> **TASK REQUIREMENTS**: Quote the listing below in full and exactly as written, but omit every picture.

((

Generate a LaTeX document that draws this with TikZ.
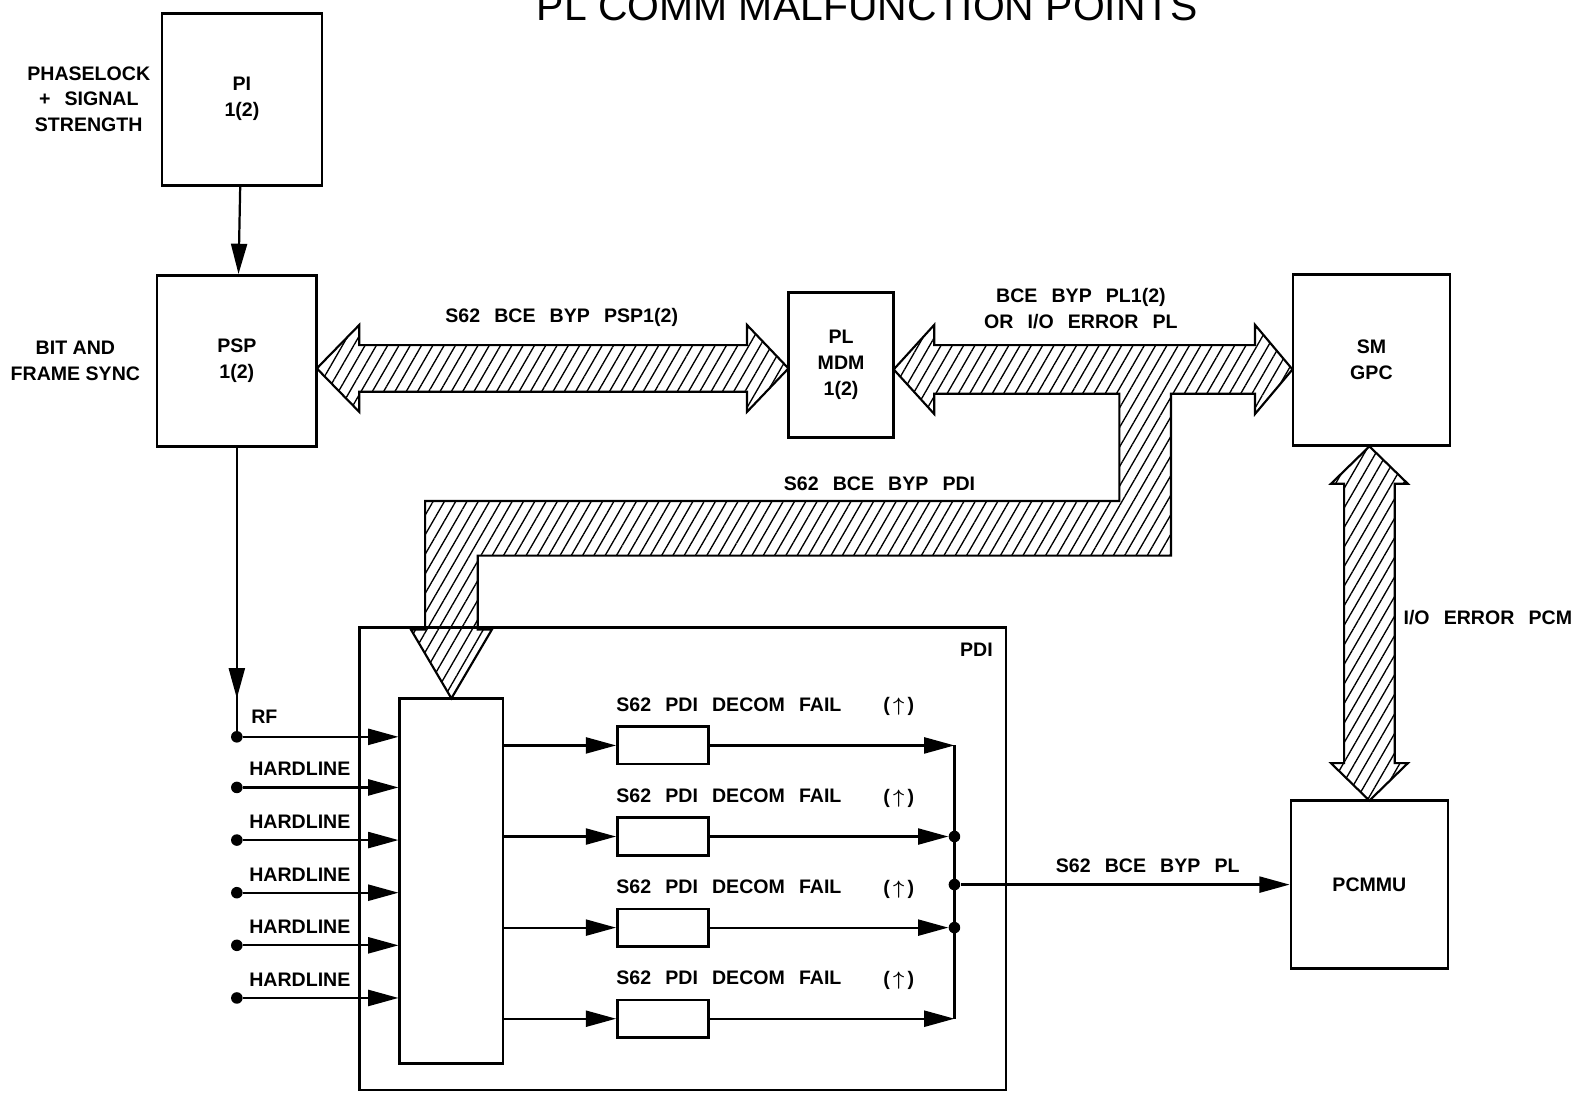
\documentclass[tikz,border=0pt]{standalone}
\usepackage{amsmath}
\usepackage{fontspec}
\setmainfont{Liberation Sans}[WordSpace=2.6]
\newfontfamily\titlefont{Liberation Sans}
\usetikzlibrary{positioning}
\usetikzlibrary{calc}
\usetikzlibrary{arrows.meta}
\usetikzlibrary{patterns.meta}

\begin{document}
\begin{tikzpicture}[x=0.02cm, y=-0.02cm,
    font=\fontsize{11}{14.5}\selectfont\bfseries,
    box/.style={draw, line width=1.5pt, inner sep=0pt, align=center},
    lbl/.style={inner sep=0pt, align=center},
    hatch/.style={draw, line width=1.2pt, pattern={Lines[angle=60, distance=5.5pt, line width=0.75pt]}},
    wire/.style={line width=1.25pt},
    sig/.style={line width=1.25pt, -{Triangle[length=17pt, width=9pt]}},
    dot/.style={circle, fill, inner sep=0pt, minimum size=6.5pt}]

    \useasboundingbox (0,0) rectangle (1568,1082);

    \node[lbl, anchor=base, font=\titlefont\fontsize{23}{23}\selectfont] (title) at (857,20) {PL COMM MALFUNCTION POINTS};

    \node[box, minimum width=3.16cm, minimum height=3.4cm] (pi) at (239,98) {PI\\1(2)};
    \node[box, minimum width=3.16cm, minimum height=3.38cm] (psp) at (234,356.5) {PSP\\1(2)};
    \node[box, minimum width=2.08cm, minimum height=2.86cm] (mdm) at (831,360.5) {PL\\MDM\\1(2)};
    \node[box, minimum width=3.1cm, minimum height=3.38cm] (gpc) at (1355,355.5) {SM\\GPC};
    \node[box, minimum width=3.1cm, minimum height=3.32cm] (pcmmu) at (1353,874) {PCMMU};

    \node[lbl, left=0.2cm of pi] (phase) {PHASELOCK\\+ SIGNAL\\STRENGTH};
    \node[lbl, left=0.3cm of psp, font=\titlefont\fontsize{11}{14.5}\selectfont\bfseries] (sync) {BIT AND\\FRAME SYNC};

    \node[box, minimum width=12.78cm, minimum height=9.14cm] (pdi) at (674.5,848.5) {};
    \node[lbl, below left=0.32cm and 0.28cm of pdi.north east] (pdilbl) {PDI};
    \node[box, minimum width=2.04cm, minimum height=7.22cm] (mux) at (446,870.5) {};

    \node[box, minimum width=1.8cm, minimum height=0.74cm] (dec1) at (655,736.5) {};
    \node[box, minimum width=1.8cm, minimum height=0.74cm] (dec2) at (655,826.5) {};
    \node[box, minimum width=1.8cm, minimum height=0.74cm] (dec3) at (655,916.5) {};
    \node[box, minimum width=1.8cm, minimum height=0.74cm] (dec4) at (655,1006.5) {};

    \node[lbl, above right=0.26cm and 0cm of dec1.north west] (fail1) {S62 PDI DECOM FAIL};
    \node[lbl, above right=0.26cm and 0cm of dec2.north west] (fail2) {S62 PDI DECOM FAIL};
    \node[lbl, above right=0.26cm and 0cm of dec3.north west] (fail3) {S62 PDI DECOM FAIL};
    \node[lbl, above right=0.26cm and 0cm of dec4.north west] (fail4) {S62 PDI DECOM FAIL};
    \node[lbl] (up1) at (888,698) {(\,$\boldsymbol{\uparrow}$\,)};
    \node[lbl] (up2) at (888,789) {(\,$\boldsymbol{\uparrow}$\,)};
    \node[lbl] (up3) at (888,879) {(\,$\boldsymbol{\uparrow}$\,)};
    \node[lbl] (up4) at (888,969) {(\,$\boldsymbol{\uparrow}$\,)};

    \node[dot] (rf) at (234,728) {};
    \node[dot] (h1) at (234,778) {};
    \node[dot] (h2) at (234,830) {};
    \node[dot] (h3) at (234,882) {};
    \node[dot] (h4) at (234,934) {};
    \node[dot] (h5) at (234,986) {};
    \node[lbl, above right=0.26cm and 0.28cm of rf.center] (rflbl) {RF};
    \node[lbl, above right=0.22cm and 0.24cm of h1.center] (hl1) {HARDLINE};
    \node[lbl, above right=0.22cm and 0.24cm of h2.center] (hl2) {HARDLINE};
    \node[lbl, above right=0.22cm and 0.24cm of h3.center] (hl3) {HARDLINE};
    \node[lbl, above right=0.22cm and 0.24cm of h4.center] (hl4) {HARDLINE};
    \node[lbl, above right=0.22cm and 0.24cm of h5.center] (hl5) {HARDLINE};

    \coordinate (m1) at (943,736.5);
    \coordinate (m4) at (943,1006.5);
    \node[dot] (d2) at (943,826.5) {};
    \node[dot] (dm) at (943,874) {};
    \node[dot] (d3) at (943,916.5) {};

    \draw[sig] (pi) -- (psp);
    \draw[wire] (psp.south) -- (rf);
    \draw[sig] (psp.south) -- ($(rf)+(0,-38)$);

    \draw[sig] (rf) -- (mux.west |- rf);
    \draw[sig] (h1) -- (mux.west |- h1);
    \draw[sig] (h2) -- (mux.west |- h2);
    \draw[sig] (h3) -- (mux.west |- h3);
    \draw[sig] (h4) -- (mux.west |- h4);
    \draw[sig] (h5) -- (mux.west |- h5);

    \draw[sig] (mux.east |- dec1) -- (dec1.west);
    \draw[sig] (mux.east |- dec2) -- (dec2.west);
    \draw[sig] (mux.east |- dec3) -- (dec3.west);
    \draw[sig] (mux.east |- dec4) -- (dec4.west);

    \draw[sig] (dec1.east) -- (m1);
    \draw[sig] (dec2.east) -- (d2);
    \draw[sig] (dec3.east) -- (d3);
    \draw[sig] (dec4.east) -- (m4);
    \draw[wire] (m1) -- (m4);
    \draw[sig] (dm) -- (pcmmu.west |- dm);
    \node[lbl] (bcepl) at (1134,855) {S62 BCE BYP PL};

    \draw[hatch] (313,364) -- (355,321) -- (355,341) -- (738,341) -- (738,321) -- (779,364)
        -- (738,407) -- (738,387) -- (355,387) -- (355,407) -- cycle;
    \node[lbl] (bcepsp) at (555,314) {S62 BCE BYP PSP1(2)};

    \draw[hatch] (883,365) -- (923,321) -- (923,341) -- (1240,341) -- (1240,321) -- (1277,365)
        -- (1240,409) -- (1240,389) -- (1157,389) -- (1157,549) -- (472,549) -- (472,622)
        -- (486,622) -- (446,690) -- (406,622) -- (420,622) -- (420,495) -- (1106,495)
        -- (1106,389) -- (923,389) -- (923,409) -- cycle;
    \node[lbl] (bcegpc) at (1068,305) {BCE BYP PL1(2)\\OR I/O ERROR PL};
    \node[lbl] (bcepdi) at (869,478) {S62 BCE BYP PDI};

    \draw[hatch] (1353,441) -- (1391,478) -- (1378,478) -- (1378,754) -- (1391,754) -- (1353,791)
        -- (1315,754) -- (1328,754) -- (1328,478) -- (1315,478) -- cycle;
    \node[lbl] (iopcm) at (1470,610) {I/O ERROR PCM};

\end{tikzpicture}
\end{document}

))

> **ANSWER FOR THIS EXERCISE**:
Generate a LaTeX document that draws this with TikZ.
\documentclass[tikz,border=0pt]{standalone}
\usepackage{amsmath}
\usepackage{fontspec}
\setmainfont{Liberation Sans}[WordSpace=2.6]
\newfontfamily\titlefont{Liberation Sans}
\usetikzlibrary{positioning}
\usetikzlibrary{calc}
\usetikzlibrary{arrows.meta}
\usetikzlibrary{patterns.meta}

\begin{document}
\begin{tikzpicture}[x=0.02cm, y=-0.02cm,
    font=\fontsize{11}{14.5}\selectfont\bfseries,
    box/.style={draw, line width=1.5pt, inner sep=0pt, align=center},
    lbl/.style={inner sep=0pt, align=center},
    hatch/.style={draw, line width=1.2pt, pattern={Lines[angle=60, distance=5.5pt, line width=0.75pt]}},
    wire/.style={line width=1.25pt},
    sig/.style={line width=1.25pt, -{Triangle[length=17pt, width=9pt]}},
    dot/.style={circle, fill, inner sep=0pt, minimum size=6.5pt}]

    \useasboundingbox (0,0) rectangle (1568,1082);

    \node[lbl, anchor=base, font=\titlefont\fontsize{23}{23}\selectfont] (title) at (857,20) {PL COMM MALFUNCTION POINTS};

    \node[box, minimum width=3.16cm, minimum height=3.4cm] (pi) at (239,98) {PI\\1(2)};
    \node[box, minimum width=3.16cm, minimum height=3.38cm] (psp) at (234,356.5) {PSP\\1(2)};
    \node[box, minimum width=2.08cm, minimum height=2.86cm] (mdm) at (831,360.5) {PL\\MDM\\1(2)};
    \node[box, minimum width=3.1cm, minimum height=3.38cm] (gpc) at (1355,355.5) {SM\\GPC};
    \node[box, minimum width=3.1cm, minimum height=3.32cm] (pcmmu) at (1353,874) {PCMMU};

    \node[lbl, left=0.2cm of pi] (phase) {PHASELOCK\\+ SIGNAL\\STRENGTH};
    \node[lbl, left=0.3cm of psp, font=\titlefont\fontsize{11}{14.5}\selectfont\bfseries] (sync) {BIT AND\\FRAME SYNC};

    \node[box, minimum width=12.78cm, minimum height=9.14cm] (pdi) at (674.5,848.5) {};
    \node[lbl, below left=0.32cm and 0.28cm of pdi.north east] (pdilbl) {PDI};
    \node[box, minimum width=2.04cm, minimum height=7.22cm] (mux) at (446,870.5) {};

    \node[box, minimum width=1.8cm, minimum height=0.74cm] (dec1) at (655,736.5) {};
    \node[box, minimum width=1.8cm, minimum height=0.74cm] (dec2) at (655,826.5) {};
    \node[box, minimum width=1.8cm, minimum height=0.74cm] (dec3) at (655,916.5) {};
    \node[box, minimum width=1.8cm, minimum height=0.74cm] (dec4) at (655,1006.5) {};

    \node[lbl, above right=0.26cm and 0cm of dec1.north west] (fail1) {S62 PDI DECOM FAIL};
    \node[lbl, above right=0.26cm and 0cm of dec2.north west] (fail2) {S62 PDI DECOM FAIL};
    \node[lbl, above right=0.26cm and 0cm of dec3.north west] (fail3) {S62 PDI DECOM FAIL};
    \node[lbl, above right=0.26cm and 0cm of dec4.north west] (fail4) {S62 PDI DECOM FAIL};
    \node[lbl] (up1) at (888,698) {(\,$\boldsymbol{\uparrow}$\,)};
    \node[lbl] (up2) at (888,789) {(\,$\boldsymbol{\uparrow}$\,)};
    \node[lbl] (up3) at (888,879) {(\,$\boldsymbol{\uparrow}$\,)};
    \node[lbl] (up4) at (888,969) {(\,$\boldsymbol{\uparrow}$\,)};

    \node[dot] (rf) at (234,728) {};
    \node[dot] (h1) at (234,778) {};
    \node[dot] (h2) at (234,830) {};
    \node[dot] (h3) at (234,882) {};
    \node[dot] (h4) at (234,934) {};
    \node[dot] (h5) at (234,986) {};
    \node[lbl, above right=0.26cm and 0.28cm of rf.center] (rflbl) {RF};
    \node[lbl, above right=0.22cm and 0.24cm of h1.center] (hl1) {HARDLINE};
    \node[lbl, above right=0.22cm and 0.24cm of h2.center] (hl2) {HARDLINE};
    \node[lbl, above right=0.22cm and 0.24cm of h3.center] (hl3) {HARDLINE};
    \node[lbl, above right=0.22cm and 0.24cm of h4.center] (hl4) {HARDLINE};
    \node[lbl, above right=0.22cm and 0.24cm of h5.center] (hl5) {HARDLINE};

    \coordinate (m1) at (943,736.5);
    \coordinate (m4) at (943,1006.5);
    \node[dot] (d2) at (943,826.5) {};
    \node[dot] (dm) at (943,874) {};
    \node[dot] (d3) at (943,916.5) {};

    \draw[sig] (pi) -- (psp);
    \draw[wire] (psp.south) -- (rf);
    \draw[sig] (psp.south) -- ($(rf)+(0,-38)$);

    \draw[sig] (rf) -- (mux.west |- rf);
    \draw[sig] (h1) -- (mux.west |- h1);
    \draw[sig] (h2) -- (mux.west |- h2);
    \draw[sig] (h3) -- (mux.west |- h3);
    \draw[sig] (h4) -- (mux.west |- h4);
    \draw[sig] (h5) -- (mux.west |- h5);

    \draw[sig] (mux.east |- dec1) -- (dec1.west);
    \draw[sig] (mux.east |- dec2) -- (dec2.west);
    \draw[sig] (mux.east |- dec3) -- (dec3.west);
    \draw[sig] (mux.east |- dec4) -- (dec4.west);

    \draw[sig] (dec1.east) -- (m1);
    \draw[sig] (dec2.east) -- (d2);
    \draw[sig] (dec3.east) -- (d3);
    \draw[sig] (dec4.east) -- (m4);
    \draw[wire] (m1) -- (m4);
    \draw[sig] (dm) -- (pcmmu.west |- dm);
    \node[lbl] (bcepl) at (1134,855) {S62 BCE BYP PL};

    \draw[hatch] (313,364) -- (355,321) -- (355,341) -- (738,341) -- (738,321) -- (779,364)
        -- (738,407) -- (738,387) -- (355,387) -- (355,407) -- cycle;
    \node[lbl] (bcepsp) at (555,314) {S62 BCE BYP PSP1(2)};

    \draw[hatch] (883,365) -- (923,321) -- (923,341) -- (1240,341) -- (1240,321) -- (1277,365)
        -- (1240,409) -- (1240,389) -- (1157,389) -- (1157,549) -- (472,549) -- (472,622)
        -- (486,622) -- (446,690) -- (406,622) -- (420,622) -- (420,495) -- (1106,495)
        -- (1106,389) -- (923,389) -- (923,409) -- cycle;
    \node[lbl] (bcegpc) at (1068,305) {BCE BYP PL1(2)\\OR I/O ERROR PL};
    \node[lbl] (bcepdi) at (869,478) {S62 BCE BYP PDI};

    \draw[hatch] (1353,441) -- (1391,478) -- (1378,478) -- (1378,754) -- (1391,754) -- (1353,791)
        -- (1315,754) -- (1328,754) -- (1328,478) -- (1315,478) -- cycle;
    \node[lbl] (iopcm) at (1470,610) {I/O ERROR PCM};

\end{tikzpicture}
\end{document}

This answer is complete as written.